* [DATA BLOCK]:
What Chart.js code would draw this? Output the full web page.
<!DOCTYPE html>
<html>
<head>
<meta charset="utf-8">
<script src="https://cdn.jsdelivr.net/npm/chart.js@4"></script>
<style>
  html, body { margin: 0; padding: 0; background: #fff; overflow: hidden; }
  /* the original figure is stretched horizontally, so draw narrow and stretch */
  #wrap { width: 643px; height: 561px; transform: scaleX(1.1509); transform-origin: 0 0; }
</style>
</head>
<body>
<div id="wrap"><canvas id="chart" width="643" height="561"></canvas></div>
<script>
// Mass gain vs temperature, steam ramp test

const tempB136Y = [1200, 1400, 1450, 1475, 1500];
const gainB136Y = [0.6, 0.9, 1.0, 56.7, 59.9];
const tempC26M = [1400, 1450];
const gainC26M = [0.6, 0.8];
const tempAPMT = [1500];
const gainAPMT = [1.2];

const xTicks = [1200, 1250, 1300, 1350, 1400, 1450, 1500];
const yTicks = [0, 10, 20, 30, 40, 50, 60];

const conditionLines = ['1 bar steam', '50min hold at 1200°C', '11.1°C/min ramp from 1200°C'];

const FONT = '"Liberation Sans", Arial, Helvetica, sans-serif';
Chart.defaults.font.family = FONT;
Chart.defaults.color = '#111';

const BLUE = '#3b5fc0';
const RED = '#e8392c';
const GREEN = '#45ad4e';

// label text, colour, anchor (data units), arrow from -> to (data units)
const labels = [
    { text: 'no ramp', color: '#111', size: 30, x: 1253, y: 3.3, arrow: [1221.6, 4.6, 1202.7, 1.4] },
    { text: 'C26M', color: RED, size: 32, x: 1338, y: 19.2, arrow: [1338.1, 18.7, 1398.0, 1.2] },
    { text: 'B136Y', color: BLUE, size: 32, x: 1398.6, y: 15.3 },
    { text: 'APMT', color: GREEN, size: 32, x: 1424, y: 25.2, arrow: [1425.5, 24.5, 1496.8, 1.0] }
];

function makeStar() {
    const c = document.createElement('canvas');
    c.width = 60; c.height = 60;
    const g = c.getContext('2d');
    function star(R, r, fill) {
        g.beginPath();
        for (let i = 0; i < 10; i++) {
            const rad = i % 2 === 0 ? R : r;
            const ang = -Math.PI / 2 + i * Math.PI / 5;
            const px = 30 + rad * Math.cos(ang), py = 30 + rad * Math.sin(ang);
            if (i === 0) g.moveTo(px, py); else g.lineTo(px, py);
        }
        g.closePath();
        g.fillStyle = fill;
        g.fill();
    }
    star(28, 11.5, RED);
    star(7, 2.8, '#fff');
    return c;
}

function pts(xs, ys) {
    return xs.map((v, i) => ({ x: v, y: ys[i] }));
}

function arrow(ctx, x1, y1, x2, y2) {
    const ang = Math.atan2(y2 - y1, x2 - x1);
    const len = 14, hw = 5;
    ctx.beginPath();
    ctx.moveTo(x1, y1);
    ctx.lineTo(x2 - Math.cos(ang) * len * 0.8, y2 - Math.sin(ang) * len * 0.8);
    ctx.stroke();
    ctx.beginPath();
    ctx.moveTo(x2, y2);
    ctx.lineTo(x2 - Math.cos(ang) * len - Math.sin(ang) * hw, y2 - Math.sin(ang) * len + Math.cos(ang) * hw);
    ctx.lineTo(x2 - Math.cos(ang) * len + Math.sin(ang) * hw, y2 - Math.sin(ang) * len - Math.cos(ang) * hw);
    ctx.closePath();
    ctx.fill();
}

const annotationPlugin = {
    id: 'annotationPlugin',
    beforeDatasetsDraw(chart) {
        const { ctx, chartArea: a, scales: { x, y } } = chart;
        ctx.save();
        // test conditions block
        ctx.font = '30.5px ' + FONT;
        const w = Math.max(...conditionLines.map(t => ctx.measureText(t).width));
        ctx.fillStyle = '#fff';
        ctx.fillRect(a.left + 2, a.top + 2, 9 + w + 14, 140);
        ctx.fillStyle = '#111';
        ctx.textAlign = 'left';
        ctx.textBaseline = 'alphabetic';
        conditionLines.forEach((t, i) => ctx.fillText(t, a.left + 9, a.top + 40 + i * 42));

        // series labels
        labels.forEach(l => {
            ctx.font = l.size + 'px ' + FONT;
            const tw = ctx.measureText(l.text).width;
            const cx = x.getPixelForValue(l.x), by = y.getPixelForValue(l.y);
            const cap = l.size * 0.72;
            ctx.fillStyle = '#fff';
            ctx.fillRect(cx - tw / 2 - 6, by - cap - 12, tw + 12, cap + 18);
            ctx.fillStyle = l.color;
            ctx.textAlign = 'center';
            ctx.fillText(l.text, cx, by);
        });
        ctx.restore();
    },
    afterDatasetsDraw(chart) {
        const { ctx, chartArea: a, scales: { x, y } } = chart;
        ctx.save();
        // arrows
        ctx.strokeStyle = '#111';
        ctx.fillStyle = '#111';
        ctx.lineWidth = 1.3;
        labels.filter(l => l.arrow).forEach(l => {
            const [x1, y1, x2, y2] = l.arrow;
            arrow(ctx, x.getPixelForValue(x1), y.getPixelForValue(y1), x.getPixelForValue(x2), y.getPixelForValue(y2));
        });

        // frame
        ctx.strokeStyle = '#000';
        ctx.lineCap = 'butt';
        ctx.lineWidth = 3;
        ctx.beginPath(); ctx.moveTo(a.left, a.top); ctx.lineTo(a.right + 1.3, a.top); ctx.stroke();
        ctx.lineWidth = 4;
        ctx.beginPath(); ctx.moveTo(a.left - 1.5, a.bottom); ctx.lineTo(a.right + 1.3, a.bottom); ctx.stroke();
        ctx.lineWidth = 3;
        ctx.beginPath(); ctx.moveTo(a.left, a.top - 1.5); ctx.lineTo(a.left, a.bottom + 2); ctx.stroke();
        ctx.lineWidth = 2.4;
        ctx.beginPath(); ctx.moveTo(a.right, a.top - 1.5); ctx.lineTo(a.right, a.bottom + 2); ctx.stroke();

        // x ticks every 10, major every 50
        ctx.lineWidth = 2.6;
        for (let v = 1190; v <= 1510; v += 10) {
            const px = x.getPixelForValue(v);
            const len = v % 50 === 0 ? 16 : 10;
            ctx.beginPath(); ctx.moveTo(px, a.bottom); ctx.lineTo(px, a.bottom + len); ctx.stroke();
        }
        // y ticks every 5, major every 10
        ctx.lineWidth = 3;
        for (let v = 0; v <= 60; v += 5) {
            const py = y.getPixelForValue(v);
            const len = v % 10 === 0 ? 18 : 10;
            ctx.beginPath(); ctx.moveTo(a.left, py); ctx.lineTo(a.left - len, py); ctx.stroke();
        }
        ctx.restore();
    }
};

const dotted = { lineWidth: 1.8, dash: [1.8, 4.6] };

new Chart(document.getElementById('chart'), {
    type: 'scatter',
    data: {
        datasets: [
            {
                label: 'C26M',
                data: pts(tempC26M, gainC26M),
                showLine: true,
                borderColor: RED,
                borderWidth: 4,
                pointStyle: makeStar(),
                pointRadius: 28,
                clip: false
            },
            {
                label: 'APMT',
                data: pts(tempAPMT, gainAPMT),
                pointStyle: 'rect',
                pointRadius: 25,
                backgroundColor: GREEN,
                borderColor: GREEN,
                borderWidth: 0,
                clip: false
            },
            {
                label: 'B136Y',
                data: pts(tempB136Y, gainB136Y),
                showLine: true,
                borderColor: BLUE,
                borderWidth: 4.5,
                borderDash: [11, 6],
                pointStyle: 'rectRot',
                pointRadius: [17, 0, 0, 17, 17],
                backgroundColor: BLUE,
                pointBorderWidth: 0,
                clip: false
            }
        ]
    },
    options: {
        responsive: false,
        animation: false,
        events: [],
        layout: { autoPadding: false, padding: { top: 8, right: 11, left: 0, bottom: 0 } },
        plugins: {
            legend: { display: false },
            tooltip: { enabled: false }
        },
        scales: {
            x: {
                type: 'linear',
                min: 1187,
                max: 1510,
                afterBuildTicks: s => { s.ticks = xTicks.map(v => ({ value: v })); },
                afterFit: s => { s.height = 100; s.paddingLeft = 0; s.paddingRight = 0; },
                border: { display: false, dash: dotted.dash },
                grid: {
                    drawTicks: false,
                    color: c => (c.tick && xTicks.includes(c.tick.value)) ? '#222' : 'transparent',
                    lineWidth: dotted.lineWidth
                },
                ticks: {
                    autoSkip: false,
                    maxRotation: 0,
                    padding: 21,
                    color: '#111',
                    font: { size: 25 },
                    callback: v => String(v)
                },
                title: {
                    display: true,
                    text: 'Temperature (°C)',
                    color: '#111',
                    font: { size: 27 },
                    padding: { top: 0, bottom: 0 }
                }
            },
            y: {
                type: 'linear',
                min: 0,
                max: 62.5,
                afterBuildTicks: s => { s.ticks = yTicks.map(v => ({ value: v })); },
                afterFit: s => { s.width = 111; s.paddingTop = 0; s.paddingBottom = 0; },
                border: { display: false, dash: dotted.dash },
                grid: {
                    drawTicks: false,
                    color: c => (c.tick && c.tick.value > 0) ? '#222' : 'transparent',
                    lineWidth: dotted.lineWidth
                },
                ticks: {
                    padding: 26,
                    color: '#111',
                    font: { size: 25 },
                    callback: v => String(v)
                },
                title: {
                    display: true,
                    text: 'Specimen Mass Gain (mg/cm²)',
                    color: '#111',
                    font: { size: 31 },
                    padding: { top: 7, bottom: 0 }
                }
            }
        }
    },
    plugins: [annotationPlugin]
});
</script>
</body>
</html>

* [WHAT TO PRODUCE]: Restate, word for word and with nothing added, the lines from the first line of the listing through the one where "const conditionLines = ['1" stands.

* [TASK RESULT]:
What Chart.js code would draw this? Output the full web page.
<!DOCTYPE html>
<html>
<head>
<meta charset="utf-8">
<script src="https://cdn.jsdelivr.net/npm/chart.js@4"></script>
<style>
  html, body { margin: 0; padding: 0; background: #fff; overflow: hidden; }
  /* the original figure is stretched horizontally, so draw narrow and stretch */
  #wrap { width: 643px; height: 561px; transform: scaleX(1.1509); transform-origin: 0 0; }
</style>
</head>
<body>
<div id="wrap"><canvas id="chart" width="643" height="561"></canvas></div>
<script>
// Mass gain vs temperature, steam ramp test

const tempB136Y = [1200, 1400, 1450, 1475, 1500];
const gainB136Y = [0.6, 0.9, 1.0, 56.7, 59.9];
const tempC26M = [1400, 1450];
const gainC26M = [0.6, 0.8];
const tempAPMT = [1500];
const gainAPMT = [1.2];

const xTicks = [1200, 1250, 1300, 1350, 1400, 1450, 1500];
const yTicks = [0, 10, 20, 30, 40, 50, 60];

const conditionLines = ['1 bar steam', '50min hold at 1200°C', '11.1°C/min ramp from 1200°C'];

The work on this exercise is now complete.